Image Credit: Andrew Giesemann
Before the start of last season, 49ers’ head coach Kyle Shanahan had the pieces in place to field a considerably better offense than the one he inherited in 2017. Franchise quarterback Jimmy Garoppolo had just led the team to a five-game win streak to close out 2018 and now had a full offseason to study and learn Shanahan’s complex playbook. To go along with Garoppolo, Shanahan acquired a shiny new running back during free agency in the form of Jerick “Jet” McKinnon. The 49ers were a dark horse choice to make the jump from worst to first mostly due to Jimmy and the Jet.
Then, suddenly, the last play of the team walkthrough before the season opener against the Minnesota Vikings happened.
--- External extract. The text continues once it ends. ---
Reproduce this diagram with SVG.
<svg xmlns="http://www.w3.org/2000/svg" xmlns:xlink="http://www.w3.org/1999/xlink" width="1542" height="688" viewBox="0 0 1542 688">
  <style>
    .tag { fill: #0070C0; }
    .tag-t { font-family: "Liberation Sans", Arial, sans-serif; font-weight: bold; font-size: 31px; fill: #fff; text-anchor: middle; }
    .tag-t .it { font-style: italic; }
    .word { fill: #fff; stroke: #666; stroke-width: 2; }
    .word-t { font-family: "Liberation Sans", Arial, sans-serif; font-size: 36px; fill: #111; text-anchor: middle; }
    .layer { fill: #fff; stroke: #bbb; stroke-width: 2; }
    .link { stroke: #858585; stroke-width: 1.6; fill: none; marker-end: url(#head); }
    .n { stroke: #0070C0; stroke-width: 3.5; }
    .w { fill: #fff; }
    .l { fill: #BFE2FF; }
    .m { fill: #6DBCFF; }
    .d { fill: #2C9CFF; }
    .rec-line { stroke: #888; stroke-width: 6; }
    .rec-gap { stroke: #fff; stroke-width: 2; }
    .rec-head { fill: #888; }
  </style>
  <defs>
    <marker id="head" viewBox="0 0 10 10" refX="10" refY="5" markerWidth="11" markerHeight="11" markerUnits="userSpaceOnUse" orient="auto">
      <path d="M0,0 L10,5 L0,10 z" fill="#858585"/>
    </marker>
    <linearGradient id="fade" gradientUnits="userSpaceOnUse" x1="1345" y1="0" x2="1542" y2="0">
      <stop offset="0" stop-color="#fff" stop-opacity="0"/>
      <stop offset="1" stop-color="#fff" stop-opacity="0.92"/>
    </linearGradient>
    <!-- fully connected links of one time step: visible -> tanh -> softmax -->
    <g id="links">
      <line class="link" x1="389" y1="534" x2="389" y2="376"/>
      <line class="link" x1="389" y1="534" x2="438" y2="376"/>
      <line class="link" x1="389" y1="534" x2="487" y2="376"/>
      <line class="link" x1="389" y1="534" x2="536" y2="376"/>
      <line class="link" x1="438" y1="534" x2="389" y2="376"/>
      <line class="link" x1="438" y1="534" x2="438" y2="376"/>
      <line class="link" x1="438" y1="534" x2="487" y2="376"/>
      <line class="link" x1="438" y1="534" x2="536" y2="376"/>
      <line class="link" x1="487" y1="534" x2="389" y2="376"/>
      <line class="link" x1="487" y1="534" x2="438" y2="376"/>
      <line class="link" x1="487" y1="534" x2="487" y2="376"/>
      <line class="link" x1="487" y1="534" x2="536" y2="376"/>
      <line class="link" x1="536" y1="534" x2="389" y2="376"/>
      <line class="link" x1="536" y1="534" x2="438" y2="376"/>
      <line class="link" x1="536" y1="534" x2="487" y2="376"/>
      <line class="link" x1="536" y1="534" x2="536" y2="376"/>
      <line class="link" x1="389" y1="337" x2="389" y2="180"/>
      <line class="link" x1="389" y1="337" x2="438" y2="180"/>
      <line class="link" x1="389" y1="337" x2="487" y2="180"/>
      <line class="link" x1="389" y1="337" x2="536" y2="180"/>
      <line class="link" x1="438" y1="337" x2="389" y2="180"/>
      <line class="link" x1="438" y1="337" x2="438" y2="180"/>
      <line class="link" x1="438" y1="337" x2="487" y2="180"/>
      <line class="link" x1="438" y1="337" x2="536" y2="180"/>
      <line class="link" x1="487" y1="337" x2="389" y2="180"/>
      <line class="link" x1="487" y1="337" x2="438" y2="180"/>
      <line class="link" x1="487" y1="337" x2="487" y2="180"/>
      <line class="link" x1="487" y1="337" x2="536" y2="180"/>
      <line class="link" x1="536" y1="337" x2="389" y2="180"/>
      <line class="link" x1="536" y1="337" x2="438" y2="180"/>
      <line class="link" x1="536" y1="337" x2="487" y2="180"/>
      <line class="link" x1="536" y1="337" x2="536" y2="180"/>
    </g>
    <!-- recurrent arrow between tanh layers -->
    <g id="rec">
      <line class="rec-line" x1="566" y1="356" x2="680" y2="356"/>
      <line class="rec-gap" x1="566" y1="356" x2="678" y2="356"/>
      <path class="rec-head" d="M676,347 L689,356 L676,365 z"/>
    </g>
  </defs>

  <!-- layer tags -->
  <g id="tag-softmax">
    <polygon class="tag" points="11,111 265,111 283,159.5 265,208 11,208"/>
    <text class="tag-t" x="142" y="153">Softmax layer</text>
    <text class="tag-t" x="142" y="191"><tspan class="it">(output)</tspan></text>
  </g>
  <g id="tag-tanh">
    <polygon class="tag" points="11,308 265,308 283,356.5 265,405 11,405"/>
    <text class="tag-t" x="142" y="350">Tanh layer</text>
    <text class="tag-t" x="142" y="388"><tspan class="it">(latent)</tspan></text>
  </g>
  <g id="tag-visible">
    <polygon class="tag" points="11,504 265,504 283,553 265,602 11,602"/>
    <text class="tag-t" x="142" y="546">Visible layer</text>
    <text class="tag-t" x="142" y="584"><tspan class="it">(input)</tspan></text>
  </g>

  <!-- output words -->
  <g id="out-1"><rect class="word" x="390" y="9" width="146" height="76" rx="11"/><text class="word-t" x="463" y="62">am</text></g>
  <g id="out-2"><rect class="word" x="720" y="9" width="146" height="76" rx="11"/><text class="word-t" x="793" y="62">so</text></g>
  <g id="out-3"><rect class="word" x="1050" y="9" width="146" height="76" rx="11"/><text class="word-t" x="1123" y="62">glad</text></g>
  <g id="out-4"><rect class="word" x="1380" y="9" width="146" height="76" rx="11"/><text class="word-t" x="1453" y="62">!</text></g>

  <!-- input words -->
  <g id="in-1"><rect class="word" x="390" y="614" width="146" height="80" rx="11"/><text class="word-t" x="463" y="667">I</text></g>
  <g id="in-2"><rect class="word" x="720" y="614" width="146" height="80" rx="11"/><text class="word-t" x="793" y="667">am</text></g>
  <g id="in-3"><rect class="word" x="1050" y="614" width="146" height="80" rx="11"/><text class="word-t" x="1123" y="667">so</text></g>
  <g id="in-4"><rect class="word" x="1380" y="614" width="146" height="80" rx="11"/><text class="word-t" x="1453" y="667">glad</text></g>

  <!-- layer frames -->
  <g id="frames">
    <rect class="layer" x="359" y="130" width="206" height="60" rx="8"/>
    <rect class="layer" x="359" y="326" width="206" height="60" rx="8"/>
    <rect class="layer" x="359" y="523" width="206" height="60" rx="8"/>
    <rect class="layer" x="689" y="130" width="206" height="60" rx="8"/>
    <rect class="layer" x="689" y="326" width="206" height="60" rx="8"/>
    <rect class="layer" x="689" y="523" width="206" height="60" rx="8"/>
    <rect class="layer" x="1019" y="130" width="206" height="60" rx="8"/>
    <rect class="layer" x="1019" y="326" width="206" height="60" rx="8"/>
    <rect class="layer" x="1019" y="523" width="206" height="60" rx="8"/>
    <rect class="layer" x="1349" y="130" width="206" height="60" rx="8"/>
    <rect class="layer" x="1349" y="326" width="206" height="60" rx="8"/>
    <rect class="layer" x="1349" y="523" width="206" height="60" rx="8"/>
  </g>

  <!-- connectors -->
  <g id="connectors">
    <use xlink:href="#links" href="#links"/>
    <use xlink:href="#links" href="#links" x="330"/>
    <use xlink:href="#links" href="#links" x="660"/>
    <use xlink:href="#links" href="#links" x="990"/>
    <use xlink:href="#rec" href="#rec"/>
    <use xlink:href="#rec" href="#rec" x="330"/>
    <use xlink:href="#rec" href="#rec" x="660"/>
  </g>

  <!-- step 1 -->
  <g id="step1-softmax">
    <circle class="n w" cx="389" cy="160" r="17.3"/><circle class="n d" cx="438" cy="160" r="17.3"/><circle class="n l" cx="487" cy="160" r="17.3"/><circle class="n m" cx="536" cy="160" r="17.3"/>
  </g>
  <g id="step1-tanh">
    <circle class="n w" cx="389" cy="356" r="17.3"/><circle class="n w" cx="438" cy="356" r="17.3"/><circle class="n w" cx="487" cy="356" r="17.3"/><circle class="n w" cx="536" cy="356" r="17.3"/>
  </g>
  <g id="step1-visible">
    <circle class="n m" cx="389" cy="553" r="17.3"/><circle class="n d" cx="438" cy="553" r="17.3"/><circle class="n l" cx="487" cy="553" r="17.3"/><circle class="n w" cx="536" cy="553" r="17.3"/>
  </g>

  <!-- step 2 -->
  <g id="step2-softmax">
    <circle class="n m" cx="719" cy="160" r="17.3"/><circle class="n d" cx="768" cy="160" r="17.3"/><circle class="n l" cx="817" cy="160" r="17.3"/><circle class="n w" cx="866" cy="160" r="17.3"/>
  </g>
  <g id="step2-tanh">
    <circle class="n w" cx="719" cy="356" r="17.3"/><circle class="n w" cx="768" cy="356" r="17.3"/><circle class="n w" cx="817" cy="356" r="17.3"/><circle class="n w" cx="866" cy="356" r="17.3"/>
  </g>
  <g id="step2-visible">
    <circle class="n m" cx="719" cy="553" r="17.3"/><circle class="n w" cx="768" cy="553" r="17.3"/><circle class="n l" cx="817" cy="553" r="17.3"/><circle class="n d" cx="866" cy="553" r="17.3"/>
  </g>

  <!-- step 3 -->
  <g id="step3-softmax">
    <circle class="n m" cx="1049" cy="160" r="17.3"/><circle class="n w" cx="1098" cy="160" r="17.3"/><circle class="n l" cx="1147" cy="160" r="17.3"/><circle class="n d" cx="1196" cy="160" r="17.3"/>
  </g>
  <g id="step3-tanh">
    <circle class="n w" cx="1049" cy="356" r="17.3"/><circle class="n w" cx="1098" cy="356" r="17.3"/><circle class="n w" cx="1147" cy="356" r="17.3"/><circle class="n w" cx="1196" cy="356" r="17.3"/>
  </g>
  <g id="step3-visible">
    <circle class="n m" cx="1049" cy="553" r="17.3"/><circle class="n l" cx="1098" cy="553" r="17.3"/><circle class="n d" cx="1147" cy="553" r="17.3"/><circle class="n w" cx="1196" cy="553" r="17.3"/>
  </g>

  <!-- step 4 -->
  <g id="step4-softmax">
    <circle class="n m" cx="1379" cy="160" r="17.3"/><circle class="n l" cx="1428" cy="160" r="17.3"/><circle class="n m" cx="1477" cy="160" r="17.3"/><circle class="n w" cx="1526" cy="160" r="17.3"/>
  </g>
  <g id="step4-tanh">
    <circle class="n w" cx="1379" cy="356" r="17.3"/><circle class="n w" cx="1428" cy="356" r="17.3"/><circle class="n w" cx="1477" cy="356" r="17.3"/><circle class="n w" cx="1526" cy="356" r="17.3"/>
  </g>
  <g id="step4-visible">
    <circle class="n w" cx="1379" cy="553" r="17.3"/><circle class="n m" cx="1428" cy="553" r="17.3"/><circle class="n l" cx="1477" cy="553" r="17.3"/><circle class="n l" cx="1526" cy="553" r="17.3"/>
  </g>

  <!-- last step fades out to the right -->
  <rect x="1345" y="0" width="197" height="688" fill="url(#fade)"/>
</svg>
McKinnon tore the ACL in his right knee and was immediately relegated to the injured reserve before ever playing a meaningful snap in red and gold. To add injury to injury, Garoppolo would follow suit and tear the ACL in his left knee against the Kansas City Chiefs in Week 3. While fans were busy Googling if they were able to donate their own ACLs, Shanahan’s offense had lost two of its most dynamic players before the quarter pole of the season.
The rest of the year was a mixed bag of success and failure as backup QB C.J. Beathard was the first to take the reigns of the offense. Beathard once again looked overmatched and unable to make proper reads in a timely manner. A hurt finger kept Beathard out of the matchup against the Oakland Raiders and forced undrafted free agent Nick Mullens into the starting role; it would be a role that Mullens would never give back. Mullens performed better than anyone could have expected but still looked like a UDFA at times.
The running back position was led by second-year player Matt Breida, journeyman veteran Alfred Morris and special teams ace Raheem Mostert. After Mostert went down for the year with a gruesome arm break, UDFA Jeff Wilson Jr. stepped into the primary backup role. Breida was very solid but could not stay on the field consistently as injuries nagged him all season long. Morris was inconsistent and appeared to be outright benched during certain games. This running back-by-committee was missing its chief committee member badly at times.
Now that there are reports of Garoppolo and McKinnon working out together on the team practice field, it is time to look forward to what Shanahan’s offense will look like when they return.
The biggest difference will be Garoppolo’s return. While Mullens was serviceable during his time as a starter, Garoppolo does just about everything better. Garoppolo’s quick release and strong arm leave very few throws on the field that he cannot make. In the past, he had used his mobility to extend plays and sometimes scramble for critical first downs. Returning from a devastating knee injury may adjust how aggressive Garoppolo decides to be in the future.
Another noticeable change will be McKinnon’s activity in the passing game. Used primarily as a change of pace and scat back in Minnesota before signing with the 49ers, he will retain that mantle. A willing and aggressive pass catcher, Jet’s versatility out of the backfield will be a very important chess piece for Shanahan to move around the field. Fullback Kyle Juszczyk has run multiple routes including wheel routes far down the field, a role that McKinnon could take over.
Breida proved that when healthy, he was absolutely a starting quality running back. Joining him with McKinnon will result in one of the best running back tandems in the league. Shanahan’s creativity as a play caller will be on full display when he can trot out both players in the backfield on any given play. The offense is predicating on scheming pass catchers wide open and the addition of two running backs that can both run the ball and perform as capable receivers must have coaches salivating.
Every offense in the league lives and dies by the trenches. While the return of Jimmy and the Jet are important, the return of the entire starting offensive line may prove to be the most pivotal part in the success of the offense. Right guard Mike Person was just inked to a three-year extension meaning that the OL will maintain the most important aspect: consistency. Offensive linemen that are comfortable with one another do a better job at keeping their quarterback upright and paving lanes for the running game.
It is impossible to talk about the 49ers offense without speaking about the player that was the driving force in 2018. Tight end George Kittle will be reunited with Garoppolo after the two had previous played eight games together. In those eight games, Kittle was able to haul in 27 catches for 415 yards and a touchdown. Now that Kittle has really come into his own and developed into one of the premiere tight ends in the league, Garoppolo will have a field day with his new favorite target.
All told, Kyle Shanahan’s offense will have a completely different look to it once the new season rolls around. Free agency and the draft are still yet to come and will certainly bring new players into the fold. However, the most important pieces will be the return of Jimmy Garoppolo and Jerick McKinnon.